Records from a dataset:
************
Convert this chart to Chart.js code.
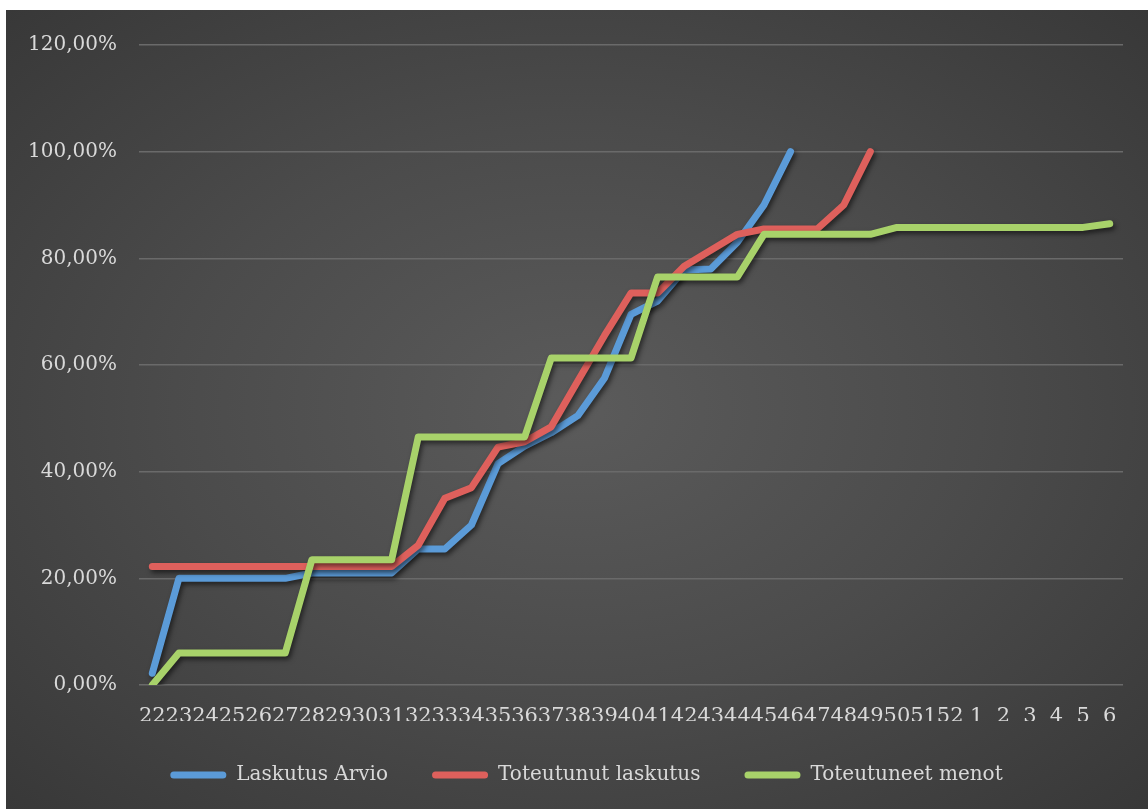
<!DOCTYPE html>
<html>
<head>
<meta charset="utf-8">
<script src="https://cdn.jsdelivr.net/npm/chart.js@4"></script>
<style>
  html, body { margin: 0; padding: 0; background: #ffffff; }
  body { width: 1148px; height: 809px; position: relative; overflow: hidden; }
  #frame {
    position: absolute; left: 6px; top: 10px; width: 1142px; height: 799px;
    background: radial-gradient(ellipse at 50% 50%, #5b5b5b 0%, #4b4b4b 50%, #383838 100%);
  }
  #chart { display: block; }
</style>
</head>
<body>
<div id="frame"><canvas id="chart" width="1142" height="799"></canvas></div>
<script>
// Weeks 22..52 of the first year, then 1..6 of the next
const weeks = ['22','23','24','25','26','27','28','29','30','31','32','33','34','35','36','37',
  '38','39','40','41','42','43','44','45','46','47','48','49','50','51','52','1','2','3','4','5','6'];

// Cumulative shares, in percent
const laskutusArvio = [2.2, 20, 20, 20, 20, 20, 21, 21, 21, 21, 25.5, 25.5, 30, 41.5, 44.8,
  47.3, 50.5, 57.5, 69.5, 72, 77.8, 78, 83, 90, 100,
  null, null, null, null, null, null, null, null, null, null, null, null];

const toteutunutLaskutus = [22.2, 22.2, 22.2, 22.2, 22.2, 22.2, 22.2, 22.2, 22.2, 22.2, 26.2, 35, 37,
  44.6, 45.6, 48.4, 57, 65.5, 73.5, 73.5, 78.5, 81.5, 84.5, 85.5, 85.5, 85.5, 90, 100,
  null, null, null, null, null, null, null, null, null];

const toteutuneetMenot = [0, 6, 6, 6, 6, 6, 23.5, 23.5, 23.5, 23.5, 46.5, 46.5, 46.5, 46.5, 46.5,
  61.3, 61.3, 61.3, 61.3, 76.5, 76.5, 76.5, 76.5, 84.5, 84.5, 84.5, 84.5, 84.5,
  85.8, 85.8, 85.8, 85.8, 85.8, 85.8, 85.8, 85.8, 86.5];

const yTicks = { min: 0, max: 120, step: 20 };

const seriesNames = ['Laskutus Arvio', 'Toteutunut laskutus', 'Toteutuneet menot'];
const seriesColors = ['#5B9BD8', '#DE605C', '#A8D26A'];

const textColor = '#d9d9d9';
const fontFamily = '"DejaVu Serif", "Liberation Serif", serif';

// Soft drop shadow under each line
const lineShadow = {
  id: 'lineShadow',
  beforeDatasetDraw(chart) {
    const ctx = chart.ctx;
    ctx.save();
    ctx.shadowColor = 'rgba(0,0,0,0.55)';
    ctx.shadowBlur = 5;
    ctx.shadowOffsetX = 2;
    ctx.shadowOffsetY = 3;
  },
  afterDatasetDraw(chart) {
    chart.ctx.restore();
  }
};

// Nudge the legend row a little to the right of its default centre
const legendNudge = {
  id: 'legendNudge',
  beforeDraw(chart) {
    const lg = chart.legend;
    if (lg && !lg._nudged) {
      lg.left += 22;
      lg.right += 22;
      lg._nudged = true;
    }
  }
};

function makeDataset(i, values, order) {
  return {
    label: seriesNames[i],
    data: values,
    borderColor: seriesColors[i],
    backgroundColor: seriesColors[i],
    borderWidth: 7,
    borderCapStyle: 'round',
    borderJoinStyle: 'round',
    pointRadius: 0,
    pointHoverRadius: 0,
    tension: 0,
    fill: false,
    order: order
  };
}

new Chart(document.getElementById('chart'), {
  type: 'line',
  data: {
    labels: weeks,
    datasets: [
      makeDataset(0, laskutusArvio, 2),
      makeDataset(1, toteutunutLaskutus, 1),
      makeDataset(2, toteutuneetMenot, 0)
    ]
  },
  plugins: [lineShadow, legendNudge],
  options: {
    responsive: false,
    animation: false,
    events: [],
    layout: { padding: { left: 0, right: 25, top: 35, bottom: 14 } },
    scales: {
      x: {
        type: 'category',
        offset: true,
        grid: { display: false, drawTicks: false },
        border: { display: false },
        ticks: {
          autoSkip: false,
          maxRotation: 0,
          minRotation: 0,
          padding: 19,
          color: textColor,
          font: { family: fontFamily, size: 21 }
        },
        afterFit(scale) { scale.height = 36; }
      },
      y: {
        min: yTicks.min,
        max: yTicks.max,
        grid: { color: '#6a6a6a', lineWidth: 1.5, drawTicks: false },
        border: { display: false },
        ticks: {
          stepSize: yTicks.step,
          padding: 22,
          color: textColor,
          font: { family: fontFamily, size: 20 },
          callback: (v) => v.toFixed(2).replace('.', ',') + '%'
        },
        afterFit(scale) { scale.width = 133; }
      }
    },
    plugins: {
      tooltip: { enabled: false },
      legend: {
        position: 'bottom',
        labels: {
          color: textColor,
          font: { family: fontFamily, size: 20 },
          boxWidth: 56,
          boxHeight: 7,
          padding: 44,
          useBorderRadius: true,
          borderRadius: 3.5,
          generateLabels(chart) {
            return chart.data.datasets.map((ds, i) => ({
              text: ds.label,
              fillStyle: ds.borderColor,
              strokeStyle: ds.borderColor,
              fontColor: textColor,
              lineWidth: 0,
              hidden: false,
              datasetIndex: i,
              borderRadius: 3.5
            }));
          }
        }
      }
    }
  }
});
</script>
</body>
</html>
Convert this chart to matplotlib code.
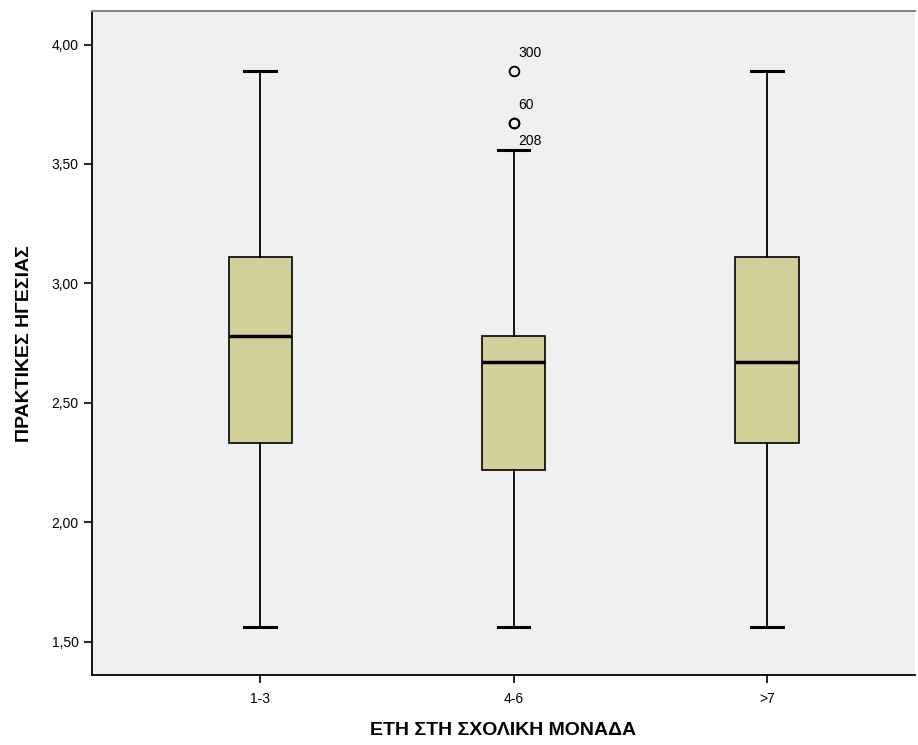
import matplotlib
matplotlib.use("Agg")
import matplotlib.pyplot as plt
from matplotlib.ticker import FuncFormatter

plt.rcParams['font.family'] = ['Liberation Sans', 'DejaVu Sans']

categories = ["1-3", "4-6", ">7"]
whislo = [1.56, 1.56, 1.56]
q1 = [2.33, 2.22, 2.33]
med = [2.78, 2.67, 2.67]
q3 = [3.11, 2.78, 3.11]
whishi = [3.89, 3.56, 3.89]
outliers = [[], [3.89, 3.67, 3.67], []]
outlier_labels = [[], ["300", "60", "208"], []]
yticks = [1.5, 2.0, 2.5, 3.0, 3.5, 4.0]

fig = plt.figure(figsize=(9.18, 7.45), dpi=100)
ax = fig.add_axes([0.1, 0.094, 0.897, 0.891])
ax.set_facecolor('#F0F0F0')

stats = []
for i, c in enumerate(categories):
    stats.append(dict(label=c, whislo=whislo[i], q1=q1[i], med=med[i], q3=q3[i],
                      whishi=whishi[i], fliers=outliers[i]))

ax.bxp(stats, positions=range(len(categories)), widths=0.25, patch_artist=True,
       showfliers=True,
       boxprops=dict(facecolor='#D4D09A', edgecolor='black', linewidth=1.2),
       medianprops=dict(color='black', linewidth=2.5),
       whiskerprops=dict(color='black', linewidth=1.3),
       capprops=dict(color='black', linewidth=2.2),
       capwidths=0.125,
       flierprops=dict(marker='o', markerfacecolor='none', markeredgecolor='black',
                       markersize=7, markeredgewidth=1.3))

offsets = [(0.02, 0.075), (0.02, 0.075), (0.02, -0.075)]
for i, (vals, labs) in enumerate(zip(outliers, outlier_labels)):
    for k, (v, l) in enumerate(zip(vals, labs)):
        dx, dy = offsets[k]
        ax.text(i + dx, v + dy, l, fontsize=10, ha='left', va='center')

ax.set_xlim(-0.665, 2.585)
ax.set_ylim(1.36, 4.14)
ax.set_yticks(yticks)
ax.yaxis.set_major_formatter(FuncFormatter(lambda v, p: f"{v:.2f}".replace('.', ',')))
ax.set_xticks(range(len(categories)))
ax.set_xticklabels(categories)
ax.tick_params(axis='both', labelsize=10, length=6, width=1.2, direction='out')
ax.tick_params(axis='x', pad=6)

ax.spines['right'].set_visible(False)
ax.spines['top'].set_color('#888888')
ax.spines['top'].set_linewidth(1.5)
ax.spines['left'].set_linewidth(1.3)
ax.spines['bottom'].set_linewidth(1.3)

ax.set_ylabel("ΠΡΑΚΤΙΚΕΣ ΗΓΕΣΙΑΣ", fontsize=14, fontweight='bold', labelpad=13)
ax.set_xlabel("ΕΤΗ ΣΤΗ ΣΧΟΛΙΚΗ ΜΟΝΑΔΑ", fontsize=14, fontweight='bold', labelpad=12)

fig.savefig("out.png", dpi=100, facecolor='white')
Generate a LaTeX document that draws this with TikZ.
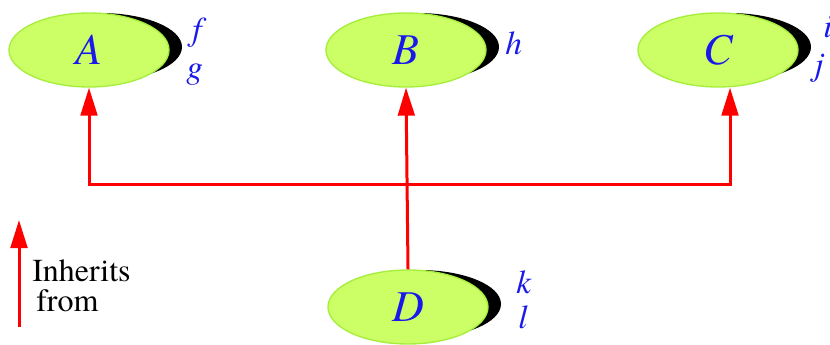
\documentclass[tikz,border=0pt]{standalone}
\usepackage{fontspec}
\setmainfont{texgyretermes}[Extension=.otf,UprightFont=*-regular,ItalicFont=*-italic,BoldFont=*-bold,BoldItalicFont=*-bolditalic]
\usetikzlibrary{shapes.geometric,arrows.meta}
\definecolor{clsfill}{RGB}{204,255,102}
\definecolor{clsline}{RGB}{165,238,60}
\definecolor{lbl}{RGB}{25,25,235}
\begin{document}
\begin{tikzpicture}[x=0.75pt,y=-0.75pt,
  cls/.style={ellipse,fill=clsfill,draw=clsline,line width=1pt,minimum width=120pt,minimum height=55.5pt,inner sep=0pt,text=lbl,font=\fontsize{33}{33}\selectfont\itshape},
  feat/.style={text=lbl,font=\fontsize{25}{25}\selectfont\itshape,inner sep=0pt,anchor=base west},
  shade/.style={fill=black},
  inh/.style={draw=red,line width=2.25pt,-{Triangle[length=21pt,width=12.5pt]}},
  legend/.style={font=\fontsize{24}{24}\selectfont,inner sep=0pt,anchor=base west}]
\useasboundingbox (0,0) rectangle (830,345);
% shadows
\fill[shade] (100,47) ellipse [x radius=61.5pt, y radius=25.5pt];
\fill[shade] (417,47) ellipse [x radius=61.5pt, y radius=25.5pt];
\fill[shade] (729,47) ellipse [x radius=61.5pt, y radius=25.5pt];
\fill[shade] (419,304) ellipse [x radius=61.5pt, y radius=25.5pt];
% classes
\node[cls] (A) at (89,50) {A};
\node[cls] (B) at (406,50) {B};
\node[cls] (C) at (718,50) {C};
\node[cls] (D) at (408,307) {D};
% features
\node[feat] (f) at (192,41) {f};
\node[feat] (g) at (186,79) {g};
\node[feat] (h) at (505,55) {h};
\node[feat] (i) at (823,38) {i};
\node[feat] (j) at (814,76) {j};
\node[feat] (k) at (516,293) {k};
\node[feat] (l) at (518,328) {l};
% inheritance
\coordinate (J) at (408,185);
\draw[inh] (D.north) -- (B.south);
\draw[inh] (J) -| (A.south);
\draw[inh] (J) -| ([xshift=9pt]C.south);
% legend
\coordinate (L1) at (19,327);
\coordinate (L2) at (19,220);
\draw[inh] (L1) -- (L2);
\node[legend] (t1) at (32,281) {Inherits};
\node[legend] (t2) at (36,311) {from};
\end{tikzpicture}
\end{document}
************
Copy all lines from the material that include "Convert".

Correct output:
Convert this chart to Chart.js code.
Convert this chart to matplotlib code.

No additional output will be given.